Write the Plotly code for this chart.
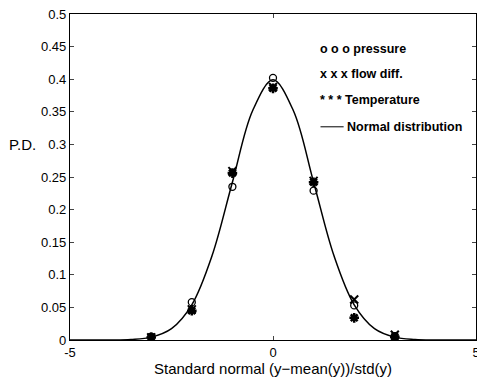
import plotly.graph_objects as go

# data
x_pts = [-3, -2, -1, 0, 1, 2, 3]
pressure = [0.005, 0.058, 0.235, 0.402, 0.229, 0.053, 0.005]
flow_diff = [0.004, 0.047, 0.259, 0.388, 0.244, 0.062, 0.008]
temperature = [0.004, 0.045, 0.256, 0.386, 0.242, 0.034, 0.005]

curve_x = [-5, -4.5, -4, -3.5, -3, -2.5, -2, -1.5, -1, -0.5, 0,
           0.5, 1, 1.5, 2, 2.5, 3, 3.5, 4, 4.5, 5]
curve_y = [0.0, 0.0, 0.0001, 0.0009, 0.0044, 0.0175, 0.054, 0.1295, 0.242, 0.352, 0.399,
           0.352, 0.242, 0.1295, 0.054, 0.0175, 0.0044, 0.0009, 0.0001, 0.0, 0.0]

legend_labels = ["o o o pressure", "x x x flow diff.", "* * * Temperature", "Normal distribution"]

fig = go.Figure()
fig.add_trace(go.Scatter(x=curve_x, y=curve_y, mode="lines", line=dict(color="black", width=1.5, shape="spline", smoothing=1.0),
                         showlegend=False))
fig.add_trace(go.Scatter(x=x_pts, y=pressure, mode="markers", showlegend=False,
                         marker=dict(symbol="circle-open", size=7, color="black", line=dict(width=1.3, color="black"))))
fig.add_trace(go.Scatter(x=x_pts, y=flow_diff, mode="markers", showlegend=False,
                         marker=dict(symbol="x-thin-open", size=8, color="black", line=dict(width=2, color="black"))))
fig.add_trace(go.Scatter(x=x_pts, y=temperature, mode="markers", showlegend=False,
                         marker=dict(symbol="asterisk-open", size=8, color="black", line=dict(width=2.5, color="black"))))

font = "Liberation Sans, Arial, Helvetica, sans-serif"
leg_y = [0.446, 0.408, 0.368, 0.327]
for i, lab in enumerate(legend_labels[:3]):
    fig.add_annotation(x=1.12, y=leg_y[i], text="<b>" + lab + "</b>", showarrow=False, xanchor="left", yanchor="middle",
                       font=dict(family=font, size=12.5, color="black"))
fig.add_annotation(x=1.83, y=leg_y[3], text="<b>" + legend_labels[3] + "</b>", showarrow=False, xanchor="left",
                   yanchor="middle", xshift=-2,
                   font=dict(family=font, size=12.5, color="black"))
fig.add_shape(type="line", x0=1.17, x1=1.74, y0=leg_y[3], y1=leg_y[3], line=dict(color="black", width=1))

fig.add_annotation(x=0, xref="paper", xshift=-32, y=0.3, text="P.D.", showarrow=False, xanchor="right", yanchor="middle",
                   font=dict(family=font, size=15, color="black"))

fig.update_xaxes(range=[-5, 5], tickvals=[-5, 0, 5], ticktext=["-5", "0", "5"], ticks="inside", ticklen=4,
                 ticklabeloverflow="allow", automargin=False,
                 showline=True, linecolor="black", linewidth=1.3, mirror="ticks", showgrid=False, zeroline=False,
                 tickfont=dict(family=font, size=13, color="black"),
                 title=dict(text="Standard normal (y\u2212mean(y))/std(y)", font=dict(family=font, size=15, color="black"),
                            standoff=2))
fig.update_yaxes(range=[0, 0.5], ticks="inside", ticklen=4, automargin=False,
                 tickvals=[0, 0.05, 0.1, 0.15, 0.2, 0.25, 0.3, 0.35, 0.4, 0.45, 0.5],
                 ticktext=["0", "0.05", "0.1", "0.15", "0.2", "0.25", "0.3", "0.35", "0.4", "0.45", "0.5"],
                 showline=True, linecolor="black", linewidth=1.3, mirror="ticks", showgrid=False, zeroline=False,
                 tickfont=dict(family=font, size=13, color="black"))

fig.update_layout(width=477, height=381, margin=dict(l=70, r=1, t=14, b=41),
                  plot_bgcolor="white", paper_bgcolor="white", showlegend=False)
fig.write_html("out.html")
•••
Transcribe the preceding listing in its entirety and with exact wording, leaving out pictures.

Write the Plotly code for this chart.
import plotly.graph_objects as go

# data
x_pts = [-3, -2, -1, 0, 1, 2, 3]
pressure = [0.005, 0.058, 0.235, 0.402, 0.229, 0.053, 0.005]
flow_diff = [0.004, 0.047, 0.259, 0.388, 0.244, 0.062, 0.008]
temperature = [0.004, 0.045, 0.256, 0.386, 0.242, 0.034, 0.005]

curve_x = [-5, -4.5, -4, -3.5, -3, -2.5, -2, -1.5, -1, -0.5, 0,
           0.5, 1, 1.5, 2, 2.5, 3, 3.5, 4, 4.5, 5]
curve_y = [0.0, 0.0, 0.0001, 0.0009, 0.0044, 0.0175, 0.054, 0.1295, 0.242, 0.352, 0.399,
           0.352, 0.242, 0.1295, 0.054, 0.0175, 0.0044, 0.0009, 0.0001, 0.0, 0.0]

legend_labels = ["o o o pressure", "x x x flow diff.", "* * * Temperature", "Normal distribution"]

fig = go.Figure()
fig.add_trace(go.Scatter(x=curve_x, y=curve_y, mode="lines", line=dict(color="black", width=1.5, shape="spline", smoothing=1.0),
                         showlegend=False))
fig.add_trace(go.Scatter(x=x_pts, y=pressure, mode="markers", showlegend=False,
                         marker=dict(symbol="circle-open", size=7, color="black", line=dict(width=1.3, color="black"))))
fig.add_trace(go.Scatter(x=x_pts, y=flow_diff, mode="markers", showlegend=False,
                         marker=dict(symbol="x-thin-open", size=8, color="black", line=dict(width=2, color="black"))))
fig.add_trace(go.Scatter(x=x_pts, y=temperature, mode="markers", showlegend=False,
                         marker=dict(symbol="asterisk-open", size=8, color="black", line=dict(width=2.5, color="black"))))

font = "Liberation Sans, Arial, Helvetica, sans-serif"
leg_y = [0.446, 0.408, 0.368, 0.327]
for i, lab in enumerate(legend_labels[:3]):
    fig.add_annotation(x=1.12, y=leg_y[i], text="<b>" + lab + "</b>", showarrow=False, xanchor="left", yanchor="middle",
                       font=dict(family=font, size=12.5, color="black"))
fig.add_annotation(x=1.83, y=leg_y[3], text="<b>" + legend_labels[3] + "</b>", showarrow=False, xanchor="left",
                   yanchor="middle", xshift=-2,
                   font=dict(family=font, size=12.5, color="black"))
fig.add_shape(type="line", x0=1.17, x1=1.74, y0=leg_y[3], y1=leg_y[3], line=dict(color="black", width=1))

fig.add_annotation(x=0, xref="paper", xshift=-32, y=0.3, text="P.D.", showarrow=False, xanchor="right", yanchor="middle",
                   font=dict(family=font, size=15, color="black"))

fig.update_xaxes(range=[-5, 5], tickvals=[-5, 0, 5], ticktext=["-5", "0", "5"], ticks="inside", ticklen=4,
                 ticklabeloverflow="allow", automargin=False,
                 showline=True, linecolor="black", linewidth=1.3, mirror="ticks", showgrid=False, zeroline=False,
                 tickfont=dict(family=font, size=13, color="black"),
                 title=dict(text="Standard normal (y\u2212mean(y))/std(y)", font=dict(family=font, size=15, color="black"),
                            standoff=2))
fig.update_yaxes(range=[0, 0.5], ticks="inside", ticklen=4, automargin=False,
                 tickvals=[0, 0.05, 0.1, 0.15, 0.2, 0.25, 0.3, 0.35, 0.4, 0.45, 0.5],
                 ticktext=["0", "0.05", "0.1", "0.15", "0.2", "0.25", "0.3", "0.35", "0.4", "0.45", "0.5"],
                 showline=True, linecolor="black", linewidth=1.3, mirror="ticks", showgrid=False, zeroline=False,
                 tickfont=dict(family=font, size=13, color="black"))

fig.update_layout(width=477, height=381, margin=dict(l=70, r=1, t=14, b=41),
                  plot_bgcolor="white", paper_bgcolor="white", showlegend=False)
fig.write_html("out.html")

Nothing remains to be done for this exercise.